◆ Task requirements ◆
Retype the opening lines of the listing below, ending with the line that contains "minimum width=164pt] (alpha)", and leave out any pictures.

◆ Data rows ◆
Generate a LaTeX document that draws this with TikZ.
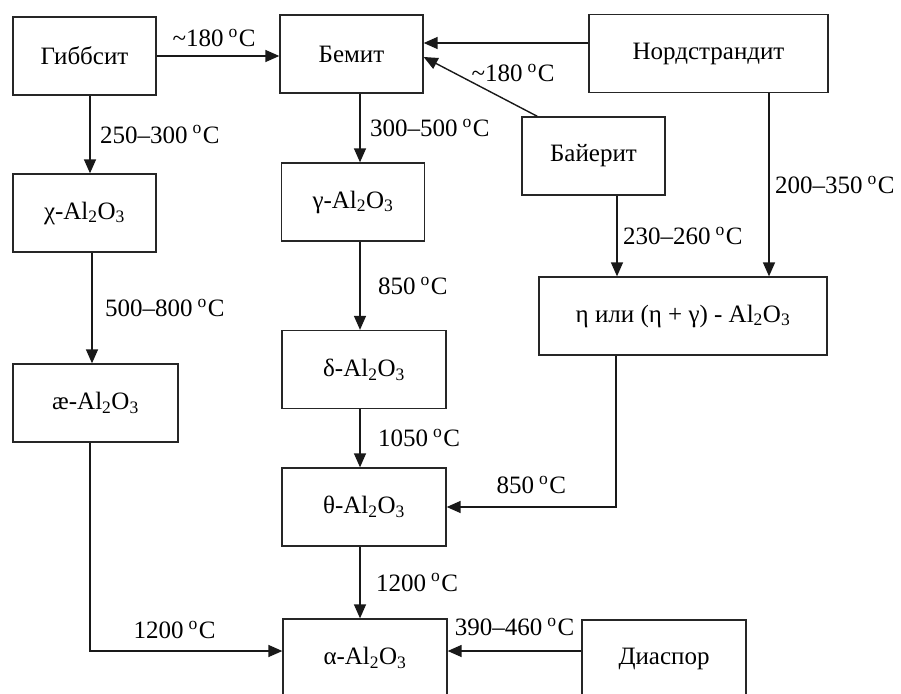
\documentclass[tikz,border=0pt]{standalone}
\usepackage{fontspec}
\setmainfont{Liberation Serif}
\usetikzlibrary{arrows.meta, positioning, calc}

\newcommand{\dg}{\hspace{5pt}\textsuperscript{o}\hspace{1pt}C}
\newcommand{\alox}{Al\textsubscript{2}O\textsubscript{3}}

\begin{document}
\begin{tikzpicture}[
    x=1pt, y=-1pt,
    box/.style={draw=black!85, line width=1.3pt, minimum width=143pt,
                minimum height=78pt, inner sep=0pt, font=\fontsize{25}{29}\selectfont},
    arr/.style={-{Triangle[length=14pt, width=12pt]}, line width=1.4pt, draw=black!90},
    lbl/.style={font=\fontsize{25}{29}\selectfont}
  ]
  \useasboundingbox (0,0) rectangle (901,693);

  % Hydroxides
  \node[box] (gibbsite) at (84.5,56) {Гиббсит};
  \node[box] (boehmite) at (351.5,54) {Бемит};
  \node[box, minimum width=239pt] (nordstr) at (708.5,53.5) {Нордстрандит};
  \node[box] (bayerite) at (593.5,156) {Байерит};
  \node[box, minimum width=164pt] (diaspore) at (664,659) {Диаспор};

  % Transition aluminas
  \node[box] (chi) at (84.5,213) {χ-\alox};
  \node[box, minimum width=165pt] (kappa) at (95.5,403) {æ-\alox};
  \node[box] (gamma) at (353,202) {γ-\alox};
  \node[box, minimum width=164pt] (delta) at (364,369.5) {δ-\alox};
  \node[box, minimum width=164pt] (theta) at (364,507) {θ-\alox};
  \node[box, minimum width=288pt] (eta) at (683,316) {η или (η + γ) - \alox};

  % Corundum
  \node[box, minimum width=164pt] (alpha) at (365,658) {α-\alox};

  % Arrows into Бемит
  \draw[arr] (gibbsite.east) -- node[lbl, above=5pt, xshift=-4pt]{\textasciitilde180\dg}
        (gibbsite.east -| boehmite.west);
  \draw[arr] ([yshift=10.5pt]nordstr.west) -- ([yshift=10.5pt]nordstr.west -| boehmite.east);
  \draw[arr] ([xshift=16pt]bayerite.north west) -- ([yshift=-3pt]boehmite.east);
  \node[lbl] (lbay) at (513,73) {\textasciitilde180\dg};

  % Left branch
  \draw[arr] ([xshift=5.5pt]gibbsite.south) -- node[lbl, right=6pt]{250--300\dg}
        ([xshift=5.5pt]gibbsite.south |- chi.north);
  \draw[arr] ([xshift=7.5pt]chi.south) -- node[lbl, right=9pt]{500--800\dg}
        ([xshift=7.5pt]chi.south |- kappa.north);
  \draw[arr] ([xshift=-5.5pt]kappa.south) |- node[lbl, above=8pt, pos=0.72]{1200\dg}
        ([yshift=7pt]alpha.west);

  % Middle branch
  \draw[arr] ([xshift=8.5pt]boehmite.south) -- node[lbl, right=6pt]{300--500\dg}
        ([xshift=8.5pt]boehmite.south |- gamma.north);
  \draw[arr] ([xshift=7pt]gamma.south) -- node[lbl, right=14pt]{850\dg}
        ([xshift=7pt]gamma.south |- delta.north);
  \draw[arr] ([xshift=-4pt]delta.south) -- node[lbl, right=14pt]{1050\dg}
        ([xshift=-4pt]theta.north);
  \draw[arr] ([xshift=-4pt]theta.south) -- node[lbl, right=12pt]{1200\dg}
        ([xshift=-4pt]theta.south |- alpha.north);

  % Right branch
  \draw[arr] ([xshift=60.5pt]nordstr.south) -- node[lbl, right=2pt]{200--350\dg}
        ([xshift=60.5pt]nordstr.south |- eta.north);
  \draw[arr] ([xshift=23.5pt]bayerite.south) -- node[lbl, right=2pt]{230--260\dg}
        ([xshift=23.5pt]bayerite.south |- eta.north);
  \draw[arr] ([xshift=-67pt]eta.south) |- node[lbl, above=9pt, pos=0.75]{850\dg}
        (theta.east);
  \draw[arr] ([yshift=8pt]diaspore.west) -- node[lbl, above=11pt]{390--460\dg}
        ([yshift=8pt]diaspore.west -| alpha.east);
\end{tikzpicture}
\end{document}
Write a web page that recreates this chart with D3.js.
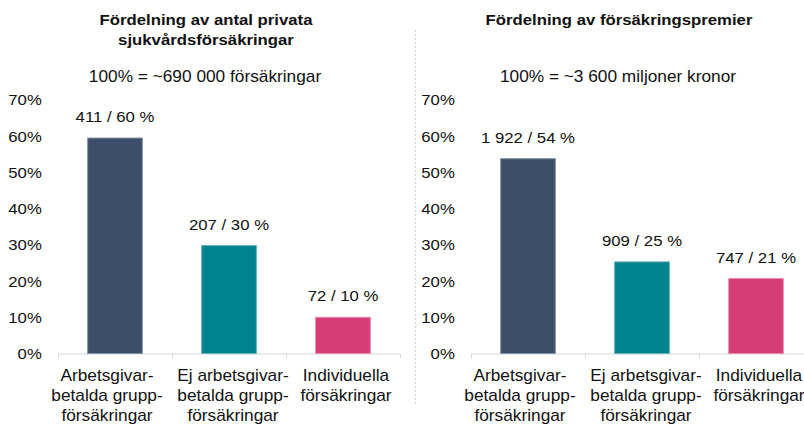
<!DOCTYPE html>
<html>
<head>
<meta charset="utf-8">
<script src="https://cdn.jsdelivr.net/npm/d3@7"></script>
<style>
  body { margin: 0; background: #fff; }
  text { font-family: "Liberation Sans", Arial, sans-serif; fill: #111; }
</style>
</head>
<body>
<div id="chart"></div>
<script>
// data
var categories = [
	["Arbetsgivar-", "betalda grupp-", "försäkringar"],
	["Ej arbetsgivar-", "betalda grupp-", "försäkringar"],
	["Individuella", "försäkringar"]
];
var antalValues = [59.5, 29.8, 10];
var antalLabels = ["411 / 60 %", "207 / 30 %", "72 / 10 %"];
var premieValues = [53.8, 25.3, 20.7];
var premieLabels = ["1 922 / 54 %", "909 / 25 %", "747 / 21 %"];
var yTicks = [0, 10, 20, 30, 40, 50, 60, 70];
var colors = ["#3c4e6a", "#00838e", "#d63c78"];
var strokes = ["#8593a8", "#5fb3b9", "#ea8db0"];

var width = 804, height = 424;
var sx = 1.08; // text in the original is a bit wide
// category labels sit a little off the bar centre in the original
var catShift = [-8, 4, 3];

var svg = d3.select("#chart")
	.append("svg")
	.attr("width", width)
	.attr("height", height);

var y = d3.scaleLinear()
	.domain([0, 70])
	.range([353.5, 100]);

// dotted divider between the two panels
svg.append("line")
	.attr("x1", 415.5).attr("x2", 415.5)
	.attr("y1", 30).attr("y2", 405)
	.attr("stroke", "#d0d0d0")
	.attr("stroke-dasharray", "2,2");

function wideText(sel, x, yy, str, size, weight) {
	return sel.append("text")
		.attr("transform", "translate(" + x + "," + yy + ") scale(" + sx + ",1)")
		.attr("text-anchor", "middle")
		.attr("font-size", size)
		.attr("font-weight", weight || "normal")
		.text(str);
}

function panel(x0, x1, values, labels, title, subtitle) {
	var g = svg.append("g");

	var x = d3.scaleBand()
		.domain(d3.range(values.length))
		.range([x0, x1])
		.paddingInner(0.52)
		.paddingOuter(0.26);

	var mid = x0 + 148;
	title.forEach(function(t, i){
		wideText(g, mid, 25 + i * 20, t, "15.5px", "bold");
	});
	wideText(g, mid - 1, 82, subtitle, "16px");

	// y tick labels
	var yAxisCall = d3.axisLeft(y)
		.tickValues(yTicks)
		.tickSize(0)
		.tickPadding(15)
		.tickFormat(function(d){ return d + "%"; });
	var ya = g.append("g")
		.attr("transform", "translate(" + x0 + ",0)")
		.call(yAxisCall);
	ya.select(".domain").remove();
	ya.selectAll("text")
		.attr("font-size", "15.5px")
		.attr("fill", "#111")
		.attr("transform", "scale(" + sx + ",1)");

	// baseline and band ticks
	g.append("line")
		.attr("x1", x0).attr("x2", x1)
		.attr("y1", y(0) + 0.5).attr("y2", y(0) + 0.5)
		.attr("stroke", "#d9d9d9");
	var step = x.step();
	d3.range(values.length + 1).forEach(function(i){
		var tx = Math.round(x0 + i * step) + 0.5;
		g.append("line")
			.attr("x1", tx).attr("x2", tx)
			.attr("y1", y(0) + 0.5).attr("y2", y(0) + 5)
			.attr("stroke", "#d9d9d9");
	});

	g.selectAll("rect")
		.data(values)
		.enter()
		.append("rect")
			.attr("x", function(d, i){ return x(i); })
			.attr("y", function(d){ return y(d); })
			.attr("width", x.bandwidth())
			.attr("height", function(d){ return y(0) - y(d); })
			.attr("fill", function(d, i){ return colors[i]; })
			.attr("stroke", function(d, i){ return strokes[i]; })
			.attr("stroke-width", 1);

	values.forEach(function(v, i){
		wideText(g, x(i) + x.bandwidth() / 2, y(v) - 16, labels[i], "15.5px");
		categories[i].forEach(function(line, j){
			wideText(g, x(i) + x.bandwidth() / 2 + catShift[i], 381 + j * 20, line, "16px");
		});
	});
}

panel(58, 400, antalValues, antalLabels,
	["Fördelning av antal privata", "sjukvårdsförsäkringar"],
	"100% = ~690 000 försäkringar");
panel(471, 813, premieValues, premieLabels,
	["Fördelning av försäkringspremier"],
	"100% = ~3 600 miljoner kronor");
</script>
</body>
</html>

◆ Exercise solution ◆
Generate a LaTeX document that draws this with TikZ.
\documentclass[tikz,border=0pt]{standalone}
\usepackage{fontspec}
\setmainfont{Liberation Serif}
\usetikzlibrary{arrows.meta, positioning, calc}

\newcommand{\dg}{\hspace{5pt}\textsuperscript{o}\hspace{1pt}C}
\newcommand{\alox}{Al\textsubscript{2}O\textsubscript{3}}

\begin{document}
\begin{tikzpicture}[
    x=1pt, y=-1pt,
    box/.style={draw=black!85, line width=1.3pt, minimum width=143pt,
                minimum height=78pt, inner sep=0pt, font=\fontsize{25}{29}\selectfont},
    arr/.style={-{Triangle[length=14pt, width=12pt]}, line width=1.4pt, draw=black!90},
    lbl/.style={font=\fontsize{25}{29}\selectfont}
  ]
  \useasboundingbox (0,0) rectangle (901,693);

  % Hydroxides
  \node[box] (gibbsite) at (84.5,56) {Гиббсит};
  \node[box] (boehmite) at (351.5,54) {Бемит};
  \node[box, minimum width=239pt] (nordstr) at (708.5,53.5) {Нордстрандит};
  \node[box] (bayerite) at (593.5,156) {Байерит};
  \node[box, minimum width=164pt] (diaspore) at (664,659) {Диаспор};

  % Transition aluminas
  \node[box] (chi) at (84.5,213) {χ-\alox};
  \node[box, minimum width=165pt] (kappa) at (95.5,403) {æ-\alox};
  \node[box] (gamma) at (353,202) {γ-\alox};
  \node[box, minimum width=164pt] (delta) at (364,369.5) {δ-\alox};
  \node[box, minimum width=164pt] (theta) at (364,507) {θ-\alox};
  \node[box, minimum width=288pt] (eta) at (683,316) {η или (η + γ) - \alox};

  % Corundum
  \node[box, minimum width=164pt] (alpha) at (365,658) {α-\alox};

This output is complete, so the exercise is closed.